The deal with Bartra, the company behind a controversial co-living scheme in Dún Laoghaire, will result in the construction of 768 homes, 411 of which would be sold privately by the developer, 192 would be used for social housing and 165 would be sold to qualifying affordable housing purchasers.
In addition to a cash payment of €7 million, Bartra will be providing the social and affordable homes at a discount on market prices equivalent to about €32 million, said Mr Kenny.
The affordable buyers, who would be nominated by the council, would be able to buy one-bedroom apartments for €240,000-€250,000 or two-bedroom houses for €260,000-€300,000. Two-bedroom apartments and three-bedroom houses would be the highest priced homes, costing from €300,000 to €320,000.
The prices had been set in line with January 1st, 2018, rates and would not change over the development period, “with the result that a home of similar size and typology will be the same price in the fifth year as the first year”, said Mr Kenny.
Bartra is planning a number of build-to-rent and co-living schemes in the city and recently received planning permission for a development in Dún Laoghaire which would mean communal kitchen facilities shared by up to 42 residents. Mr Kenny said there would be “no studio apartments, no shared accommodation, no student accommodation” in O’Devaney Gardens. There would also be “tenure neutrality” with “no design difference between the social, private or affordable homes”.
The original estate, of 272 flats built in 1954 and now demolished, had been entirely social housing. Several councillors had suggested the new housing should be kept in council ownership through the use of cost rental or affordable rental models.

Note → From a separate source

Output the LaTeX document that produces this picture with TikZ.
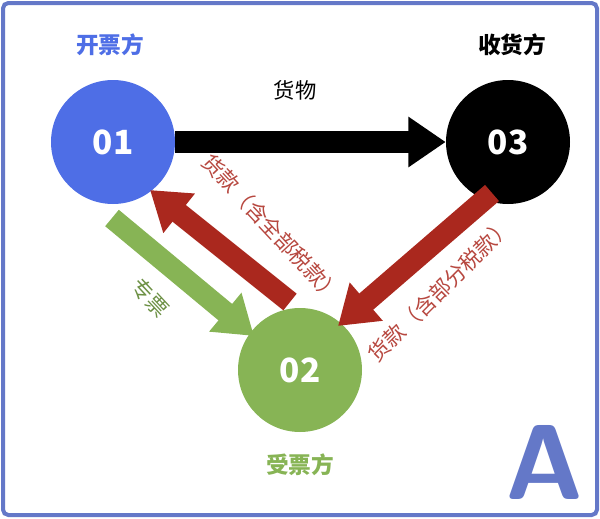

However, Mr Kenny said when the council was seeking a developer “affordable purchase was identified as the only viable methodology, mainly as a result of the fact that both of the two rental models at that stage were quite some time away from reality”. Due to the rules of the public procurement process this “cannot at this stage be changed” he said.
The plan for O’Devaney Gardens was agreed by the previous council in 2017, but the Bartra deal needs the sanction of the new council on Monday to go ahead.
If it is not approved “then unfortunately the O’Devaney Gardens Project and the procurement process will have to be abandoned. This would mean going totally ‘back to the drawing board’ and we realistically would estimate that it could be another five years before we would reach the stage that the project is currently at,” he said.